For the South, the dark side of revivalism was Puritanism. Many writers justified the righteousness of their cause by contrasting the evangelical Christianity of the revivals with the “Puritan” spirituality of the North. In a column titled “Does God Favor the North,” a writer for the Richmond Religious Herald replied that the North had sacrificed its faith for a Puritan-based abolitionism: “Federal infamy will not be veiled by triumph…. They have bartered the true principles of Christianity for sectional conquest—and the prize they have coveted will elude them.” As for slavery: “Our enemies make slavery the central question of the war. But no one at the South doubts the Divine Sanction of slavery.”
Revival sermons were augmented among the soldiers by spontaneous prayer meetings. One letter, written by a chaplain to the Religious Herald, predicted the future impact of Confederate army revivals:
I know young men to whom this war has been a real blessing in this respect; and if they live to see it close, their churches at home will mark what I say. Sometimes in thinking over this matter, and seeing such striking examples of Christians improved by being soldiers, I have almost come to the conclusion that the war is not such an unmitigated evil, after all…. Men who have come out of this war Christian soldiers will not be apt to desert the standard of Christ afterward.
The chaplain was right. These were the very men who, with the war’s end, would lead mighty evangelical revivals that would transform the postwar South from Episcopalian and “Spartan” to “converted” evangelicals.
No one in 1861 could have predicted that minsters would claim war—and defeat—as a moral and religious good that made men Christians. Yet, by 1864, that was indeed their claim. Just as white Christian apologists in the antebellum South had praised slavery as a converting institution for the slaves from paganism to Christ, so these Civil War apologists now praised war as converting institution for white soldiers and, in turn, white society.
In this madness, we see the seed of what would become the postwar “Religion of the Lost Cause” and the triumph of evangelical Protestantism. Where the antebellum evangelical was tarred with the label of “dissenter” and, worse, “effeminate” postwar evangelicals and itinerants would be reared in the armies and hardened in the battles.

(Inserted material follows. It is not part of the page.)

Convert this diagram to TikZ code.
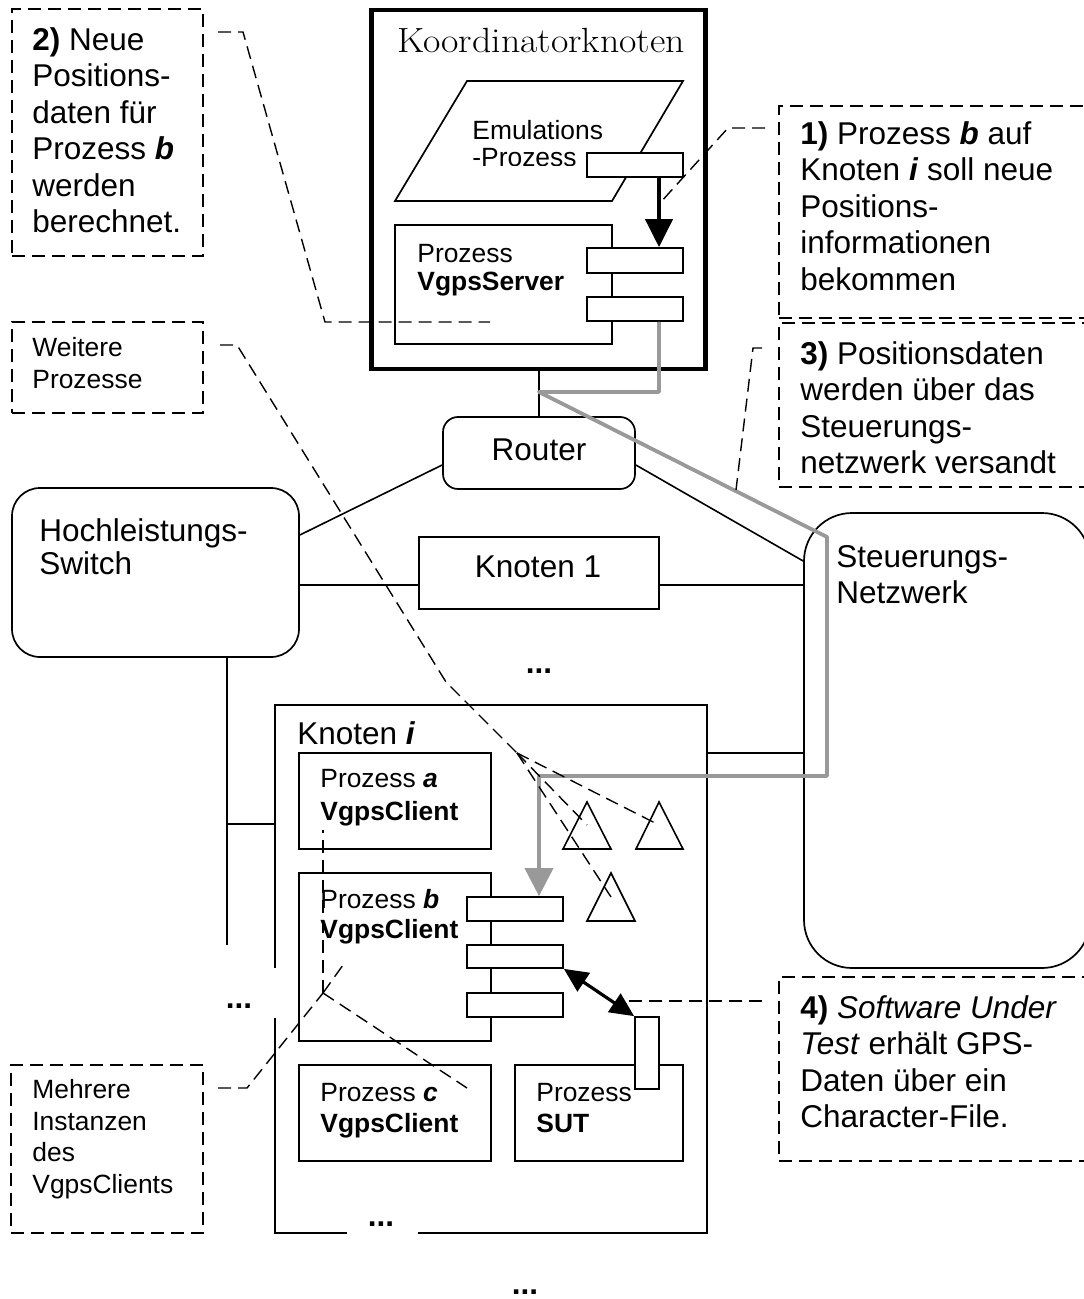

In the new South, to be evangelical and “born again” would come to signify the Confederate army as well as the Southern pulpit. It would mean pride and manliness, humility and submission. The “Lost Cause” of the white Christian South would constitute self-contained region—and religion—isolated from the international community of believers that preserved the sacred memories of the war and the revivals its army produced.
Tragically, America’s civil religion would not include the very freedmen and women so many thousands died to liberate. And here we come to the ultimate moral failure of the war. The historian David Blight marks this as this central “tragedy” of the Civil War: “The sectional reunion after so horrible a civil war was a political triumph by the late nineteenth century, but it could not have been achieved without the resubjugation of many of those people whom the war had freed from centuries of bondage. This is the tragedy lingering on the margins and infesting the heart of American history.”
Excerpted from Harry S. Stout, Upon the Altar of the Nation (New York: Penguin Group, 2006,) pp. 290-292.